Steam Remote Play is Amazing

My Xbox Controller and a TV showing Steam Link (via Apple TV) ready for some Steam Remote Play.

I’m keeping this post fairly short due to the holiday season (I also just moved houses at the end of November, so it has been a bit hectic the last month). This post can be seen more as an informative tip for gamers who use Steam, which they might not know about.

Steam Remote Play

If you do any form of PC gaming, you likely know about Steam. It’s a great service that has been around for a while. Fun fact – I found out that my Steam account is 17 years old! Steam has a wide selection of games, and over the years many new features have been added. I want to talk about one such feature – Steam Remote Play.

Steam Remote Play blew my mind when I first tried it out. It lets you stream a game from a system running Steam to a compatible client (e.g., an iPhone/iPad, Apple TV, etc.). The inputs and outputs work seamlessly and you are able to fully experience the game without being confined to where your gaming PC is located.

I personally use the Steam Link app on my iPhone and Apple TV. Apple’s ecosystem can use Bluetooth controllers (e.g., Xbox Controller) as an input, so this allows me to play games from a comfy couch like a console gamer. For those times that I need a keyboard or mouse, Steam Remote Play can also stream to another Steam Desktop client on my MacBook.


The following are a couple of tips that I’ve found useful during my time using Steam Remote Play.

Wired Network Connection

The best thing you can do to improve your experience with Steam Remote Play is a strong LAN connection between the gaming PC and the clients you want to play on. A bad network connection increases input lag and graphical artifacts (pixelated look). It took a bit of work, but I was able to get a direct-wired ethernet connection from my router between my Apple TV and my gaming PC. The connection is such that I can’t tell whether I’m streaming or playing locally.
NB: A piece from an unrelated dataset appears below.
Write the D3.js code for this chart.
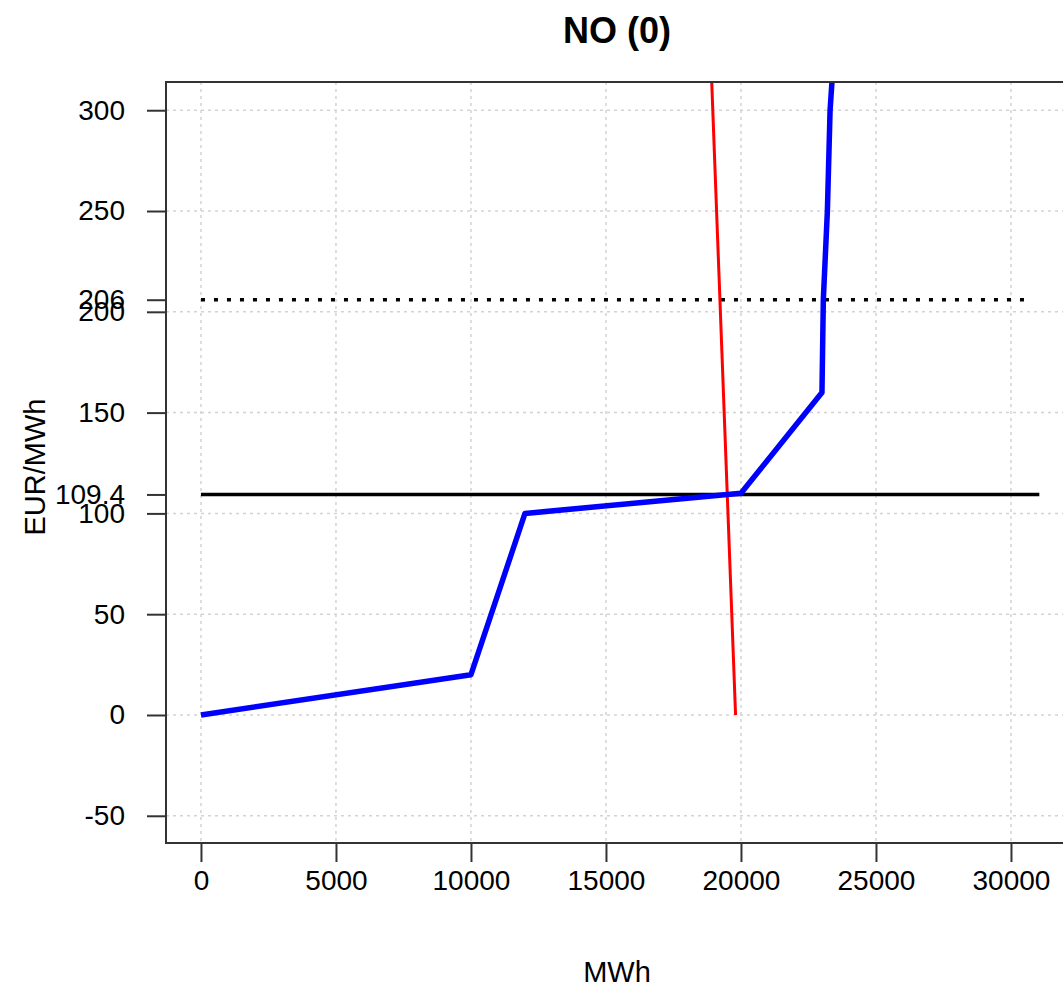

I didn’t want to keep my gaming PC on all the time from a power consumption perspective. I only use it when I want to play games, however, it resides in another room different from where I’m playing.

I take advantage of Wake-on-LAN in Windows. This allows the Steam Link app to send a wake-up packet when it tries to connect to the gaming PC, which powers on the PC for me on-demand. The finishing touch here is that I set a 10 minute sleep timer in Windows, which makes it so when you exit a game and stop streaming the PC will go to sleep.

Non-Steam Games

I also found out you can add Non-Steam games, which still work via Steam Remote Play. This opens up a lot of opportunities as Steam is essentially opening/closing an executable. You could have games from another store (e.g., Epic Games), stand-alone games, or even ROMs if you are into that (via Steam ROM Manager).

Dedicated Controller

The whole point of this setup is to increase comfort when playing games by not being tied to a desk (assuming the game can be played with a controller). Having a dedicated controller just lowers the friction of getting into a game. With my Apple TV setup, I just turn the Xbox Controller and Apple TV on, start up Steam Link and I’m playing within a minute or less.